We dug into our archives here at the Miller Center and found evidence revealing President Lyndon B. Johnson’s thinking on selection. In a July 30, 1964 phone call with former New York Democratic Senator Robert Wagner about three weeks before the Democratic Convention, President Johnson asks him to leak to the press that party’s leaders support the President’s right to choose his running mate and that a divided party is something to be avoided. According to Johnson:

They don’t want the president to sleep with anybody he doesn’t want to sleep with. And he ought to have a man that … he trusts and likes and can work with him. We oughtn’t to have a divided ticket to start, and therefore, you can expect to support the man the President selects. I just don’t think it can do us a bit of good to have a … divided party. 

As Johnson’s call illustrates, it is ultimately the presidential nominee’s decision and each individual might place emphasis on differing factors and characteristics in selecting a running mate.

The Miller Center has recognized the growing importance of the vice presidency for more than two decades. In 1992, the Miller Center organized a bipartisan commission to examine the criteria and qualifications for selection. The Commission, co-chaired by former Republican Senator Charles McC. Mathias and former Democratic Senator and Secretary of State Edmund S. Muskie, recommended three criteria:

(1) The vice presidential nominee should be of presidential caliber, given the strong likelihood of succession. (2) The nominees for president and vice president should be compatible to assure full partnership in office and continuity of philosophy and world view, should succession occur, and (3) attention should continue to be given to the political support a vice presidential nominee is expected to bring to a presidential ticket.

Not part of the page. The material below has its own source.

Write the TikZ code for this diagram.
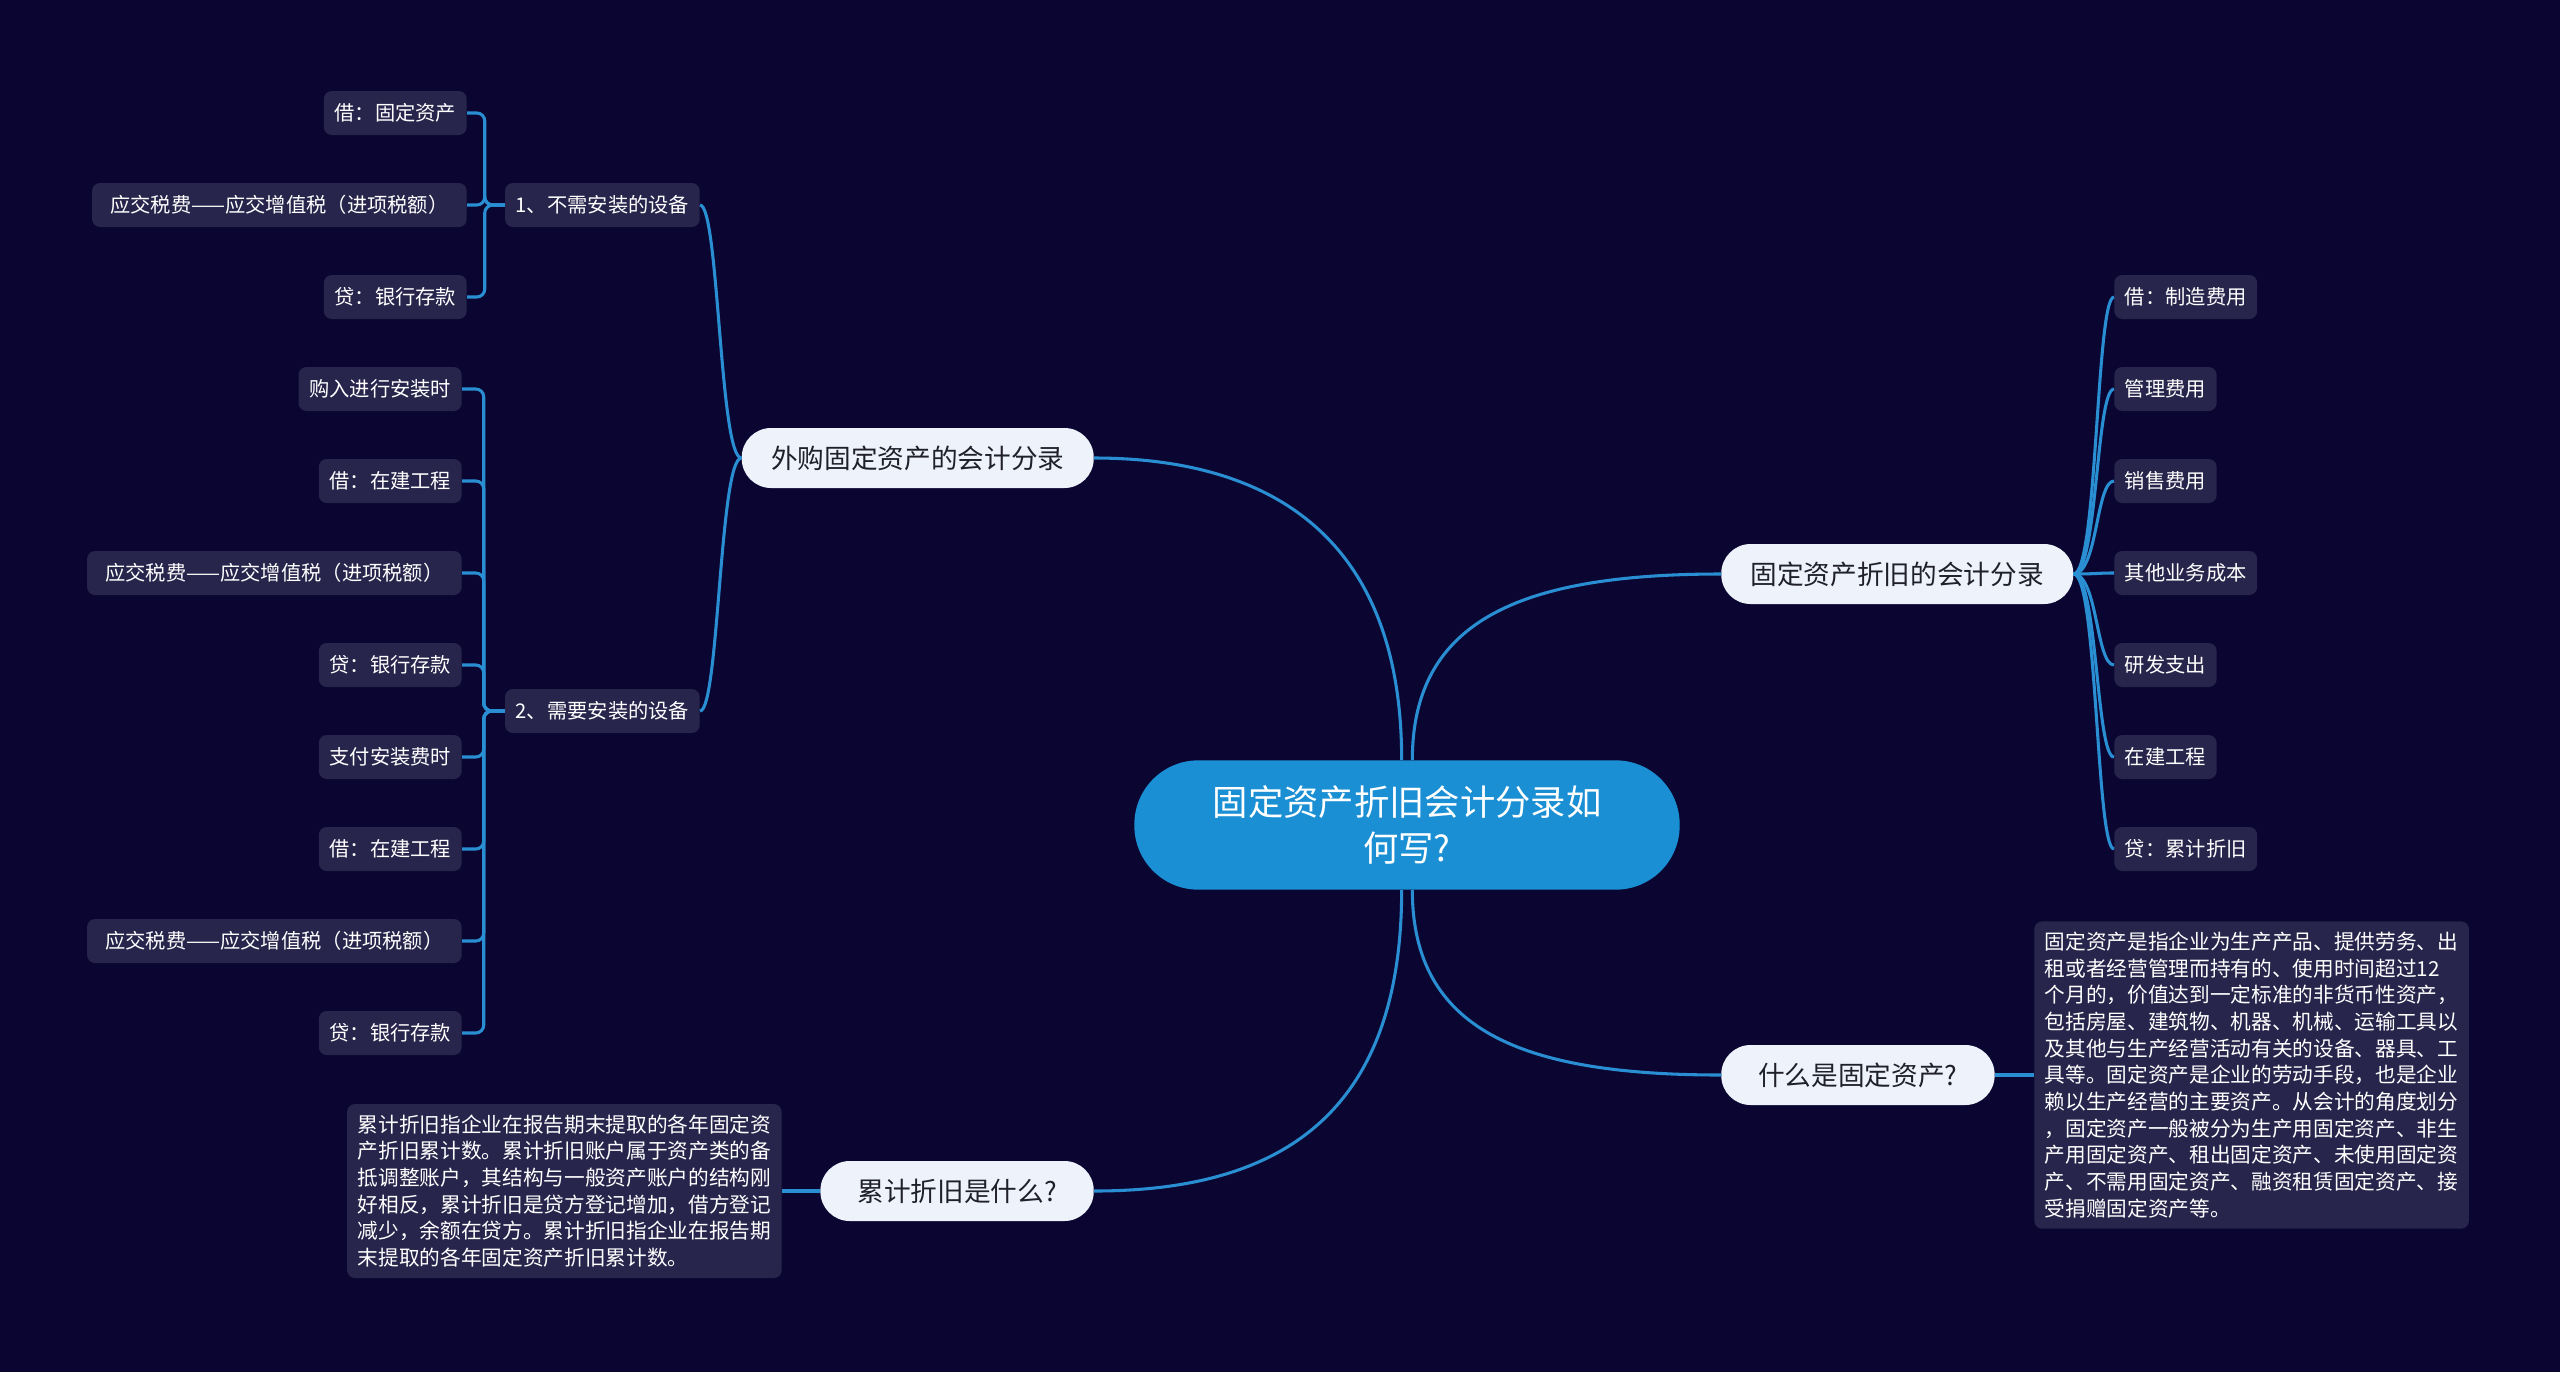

Indeed, the Miller Center Commission’s recommendations also comport with recent scholarly studies on vice presidential selection. Douglas Kriner of Boston University and Mark Hiller of University of Virginia Law School examined vice presidential selection between 1940 and 2004. Based on empirical data, they argue that as a result of the McGovern-Fraser reforms and George McGovern’s ill-fated selection of Thomas Eagleton as his running mate in 1972, veep selection changed between 1968 and 1972, from a model dominated by ticket balance to one concerned with a running mates' compatibility, government experience and qualifications to be president.

Similarly, Joel K. Goldstein in a recent post for Larry Sabato’s Crystal Ball, found that one of the factors driving conventional wisdom – that nominees seek running mates from key swing states – does not stand up to scrutiny. In his examination of recent history of vice presidential candidate selection, Goldstein argues:

Presidential nominees presumably know something about electoral politics and are strongly motivated to make politically rewarding choices. Yet in modern times they almost never choose a running mate based on the assumption that he or she can swing a state with a lot of electoral votes. The running mate often comes from a state with few electoral votes and/or a safe state and, when he or she has recently come from a state rich in electoral votes, that fact has played little, if any, role in the selection.

Goldstein provides further evidence that the selection of a running mate is much more complicated than electoral votes from a single state. Furthermore that nationalization of presidential politics has contributed factors that influence selection. All things equal, a presidential nominee will prefer a running mate of presidential quality over candidates who bring electoral votes, but have other defects.

Although Romney currently faces the challenge of a divided party, it may not be the case a few months from now when it comes time to choose a running mate. Additionally, Republican strategists have noted that Romney is unlikely to repeat John McCain’s mistake of making the dramatic, but entirely political, choice (Sarah Palin). Advisers close to Romney think he’s more of the school of choosing someone who can become president.

So, given what’s at stake and the empirical evidence of factors that influence a presidential nominee’s running mate selection, who do you think Romney should consider as his vice presidential candidate and why?